One of those eyewitnesses is Frederick C. Meyer, an Air National Guard Blackhawk helicopter pilot from Long Island, who spotted a streak of light the night of the crash as he was landing about 10 miles away at Gabreski Airport.

"I saw a streak of light crossing the sky from my right to my left. A second or two later, I observed the first explosion," said Meyer, a Vietnam veteran who witnessed missile flights in the service. "I believe what I saw was a long-range missile."

"The best explanation I've heard to date is that it could've been a missile," said Stalcup, who notes that traces of bomb ingredients were found on the plane. Investigators said the traces came from a police exercise in St. Louis several weeks earlier involving bomb-sniffing dogs.

Like others in his group, Stalcup points to radar evidence that shows "a fleet of ships," some 30 boats, heading at high speed toward a military restricted area not far from the crash area that night. "I've been told by someone the speed can only be military," said Stalcup, declining to provide his source but saying it came from a former military radar operator.

A Navy spokesman said no ships were operating within a 40-nautical-mile radius of the crash site.

The Aegis missile cruiser USS Normandy was about 180 miles south of the crash site, though it was not conducting tests. It had no missiles with a range to reach the crash area, said the Navy.


Donaldson holds out hope for a larger congressional probe and additional testing that might point to a missile. In their report, officials at the Navy's China Lake facility said shooting a shoulder-fired missile at a 747's fuel tanks would settle "finally and conclusively" the lingering questions about a supposed missile attack.
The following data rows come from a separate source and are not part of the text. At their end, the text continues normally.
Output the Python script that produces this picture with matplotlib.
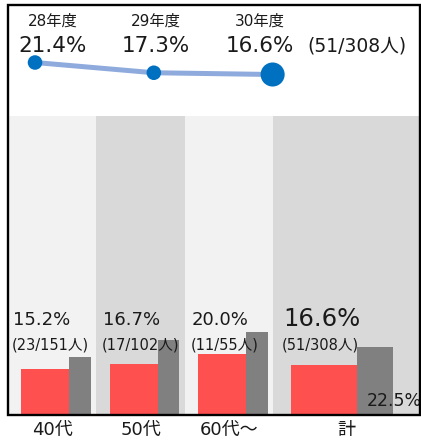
import matplotlib
matplotlib.use("Agg")
import matplotlib.pyplot as plt
from matplotlib.patches import Rectangle

plt.rcParams['font.family'] = ['DejaVu Sans', 'Noto Sans CJK JP']

# ---- data ----
years = ["28年度", "29年度", "30年度"]
year_rates = [21.4, 17.3, 16.6]
year_note = "(51/308人)"

categories = ["40代", "50代", "60代〜", "計"]
current_rates = [15.2, 16.7, 20.0, 16.6]
previous_rates = [19.1, 24.8, 27.5, 22.5]
counts = ["(23/151人)", "(17/102人)", "(11/55人)", "(51/308人)"]

# ---- layout (pixels) ----
W, H = 421, 444
band_widths = [87, 89, 88, 146]
red_offset = [12, 14, 13, 18]
red_w = [48, 48, 48, 66]
gray_w = [22, 21, 22, 36]
label_offset = [4, 7, 7, 10]
band_colors = ["#f2f2f2", "#d9d9d9", "#f2f2f2", "#d9d9d9"]
RED = "#ff5050"
GRAY = "#808080"
TXT = "#1a1a1a"

fig = plt.figure(figsize=(W / 100, H / 100), dpi=100)

def rect(x0, y0, x1, y1):
    return [x0 / W, 1 - y1 / H, (x1 - x0) / W, (y1 - y0) / H]

# ---- bar panel ----
ax = fig.add_axes(rect(9, 116, 419, 414))
edges = [sum(band_widths[:i]) for i in range(len(band_widths))]
total_w = sum(band_widths)
ax.bar(edges, [100] * 4, width=band_widths, align='edge', color=band_colors, zorder=0)
red_x = [e + o for e, o in zip(edges, red_offset)]
gray_x = [r + w for r, w in zip(red_x, red_w)]
ax.bar(red_x, current_rates, width=red_w, align='edge', color=RED, zorder=2)
ax.bar(gray_x, previous_rates, width=gray_w, align='edge', color=GRAY, zorder=2)
ax.set_xlim(0, total_w)
ax.set_ylim(0, 100)
for i in range(4):
    big = (i == 3)
    ax.text(edges[i] + label_offset[i], 32.0 if big else 31.5, f"{current_rates[i]:.1f}%",
            fontsize=17.5 if big else 13, ha='left', va='center', color=TXT, zorder=3)
    ax.text(edges[i] + label_offset[i] - 1, 23.2, counts[i],
            fontsize=10.5, ha='left', va='center', color=TXT, zorder=3)
ax.text(gray_x[3] + 10, 4.4, f"{previous_rates[3]:.1f}%", fontsize=12.5,
        ha='left', va='center', color=TXT, zorder=3, clip_on=False)
centers = [e + w / 2 for e, w in zip(edges, band_widths)]
ax.set_xticks(centers)
ax.set_xticklabels(categories, fontsize=13, color=TXT)
ax.tick_params(axis='x', length=0, pad=5)
ax.set_yticks([])
for s in ax.spines.values():
    s.set_visible(False)

# ---- line panel ----
ax2 = fig.add_axes(rect(9, 6, 419, 116))
xs = list(range(len(years)))
ax2.plot(xs, year_rates, color="#8faadc", lw=3.6, solid_capstyle='butt', zorder=1)
ax2.scatter(xs, year_rates, s=[110, 110, 300], color="#0070c0", zorder=2, linewidths=0)
ax2.set_xlim(-0.219, 3.232)
ax2.set_ylim(0, 44)
ax2.axis('off')

year_lab_x = [53, 156, 260]
for lx, y, r in zip(year_lab_x, years, year_rates):
    fig.text(lx / W, 1 - 21 / H, y, fontsize=11, ha='center', va='center', color=TXT)
    fig.text(lx / W, 1 - 46 / H, f"{r:.1f}%", fontsize=15.5, ha='center', va='center', color=TXT)
fig.text(357 / W, 1 - 46 / H, year_note, fontsize=13.5, ha='center', va='center', color=TXT)

# ---- frame ----
fig.patches.append(Rectangle((8 / W, 1 - 415 / H), 411.5 / W, 409.5 / H,
                             transform=fig.transFigure, fill=False,
                             edgecolor='black', lw=1.7, zorder=10))

fig.savefig("out.png", dpi=100)
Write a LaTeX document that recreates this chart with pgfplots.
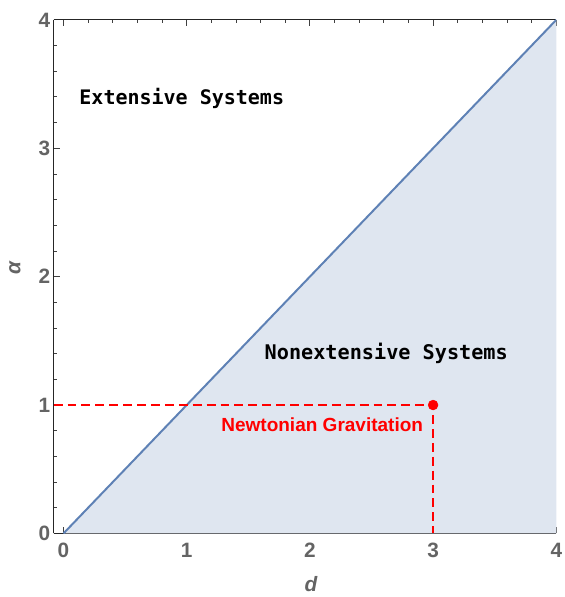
\documentclass[border=0pt]{standalone}
\usepackage{fontspec}
\setmainfont{Liberation Sans}
\newfontfamily\monofont{DejaVu Sans Mono}
\usepackage{pgfplots}
\pgfplotsset{compat=1.18}
\definecolor{linec}{RGB}{94,129,181}
\definecolor{fillc}{RGB}{223,230,240}
\definecolor{labgray}{RGB}{100,100,100}
\definecolor{ngred}{RGB}{255,0,0}
\begin{document}
\begin{tikzpicture}
\begin{axis}[
  scale only axis,
  width=506bp, height=517bp,
  xmin=-0.08, xmax=4, ymin=0, ymax=4,
  axis x line*=box, axis y line*=left,
  xtick={0,1,2,3,4}, ytick={0,1,2,3,4},
  minor x tick num=4, minor y tick num=4,
  xticklabel pos=lower,
  tick align=inside,
  major tick length=6bp, minor tick length=3.5bp,
  tick style={color=black!75, line width=0.8bp},
  axis line style={color=black!85, line width=1.1bp},
  /pgf/number format/assume math mode=true,
  ticklabel style={font=\bfseries\fontsize{21}{21}\selectfont, text=labgray},
  xticklabel style={anchor=base, yshift=-24.5bp},
  yticklabel style={anchor=east, xshift=0bp},
  xlabel={\bfseries\itshape d},
  ylabel={\bfseries\itshape α},
  label style={font=\fontsize{21}{21}\selectfont, text=labgray},
  xlabel style={at={(axis description cs:0.512,-0.114)}, anchor=base},
  ylabel style={at={(axis description cs:-0.077,0.516)}, anchor=center},
]
\addplot[fill=fillc, draw=none] coordinates {(0,0) (4,4) (4,0)} -- cycle;
\addplot[color=linec, line width=2bp] coordinates {(0,0) (4,4)};
\addplot[color=ngred, line width=2.8bp, dash pattern=on 9bp off 5bp] coordinates {(-0.08,1) (3,1) (3,0)};
\addplot[only marks, mark=*, mark size=5bp, color=ngred] coordinates {(3,1)};
\node[font=\monofont\bfseries\fontsize{20.2}{20}\selectfont] at (axis cs:0.96,3.39) {Extensive Systems};
\node[font=\monofont\bfseries\fontsize{20.4}{20}\selectfont] at (axis cs:2.62,1.40) {Nonextensive Systems};
\node[font=\bfseries\fontsize{19.2}{19}\selectfont, text=ngred] at (axis cs:2.10,0.845) {Newtonian Gravitation};
\end{axis}
\pgfresetboundingbox
\path[use as bounding box] ([xshift=-54bp,yshift=-64bp]current axis.south west) rectangle ([xshift=8bp,yshift=20bp]current axis.north east);
\end{tikzpicture}
\end{document}
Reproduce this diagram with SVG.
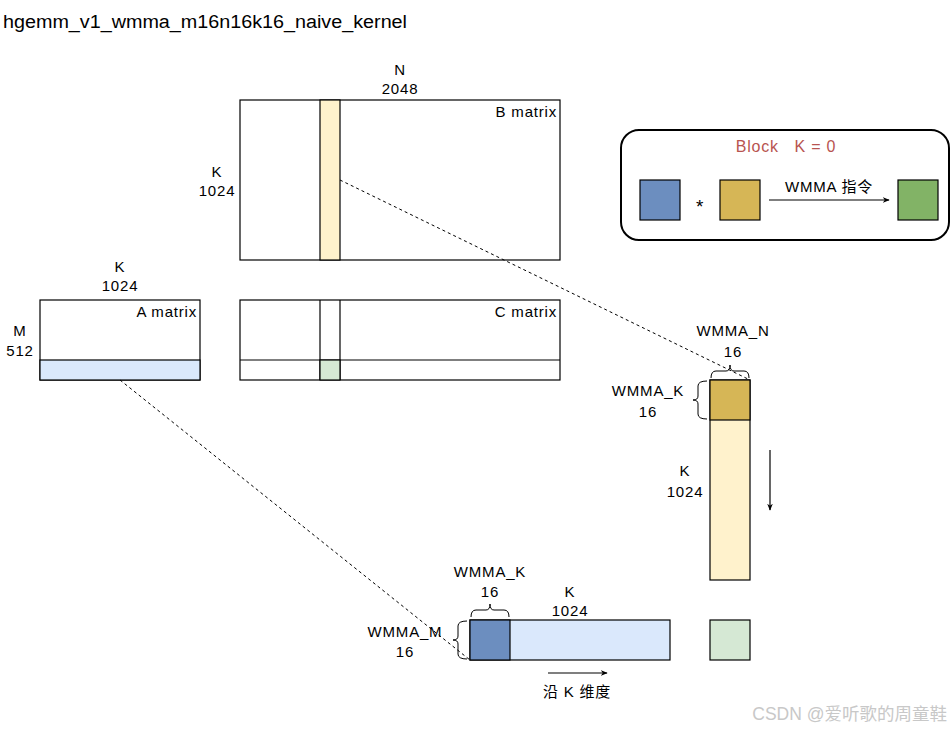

But Kallstrom said scientists agreed such tests would not have made "a material difference" in his criminal probe. "There comes a time when you have to end an investigation," he said, noting that he suggested to NTSB officials they pursue any necessary testing. NTSB officials, however, said it was not their role to conduct testing for possible criminal activity.

Tom Bowman is a reporter in The Sun's Washington bureau.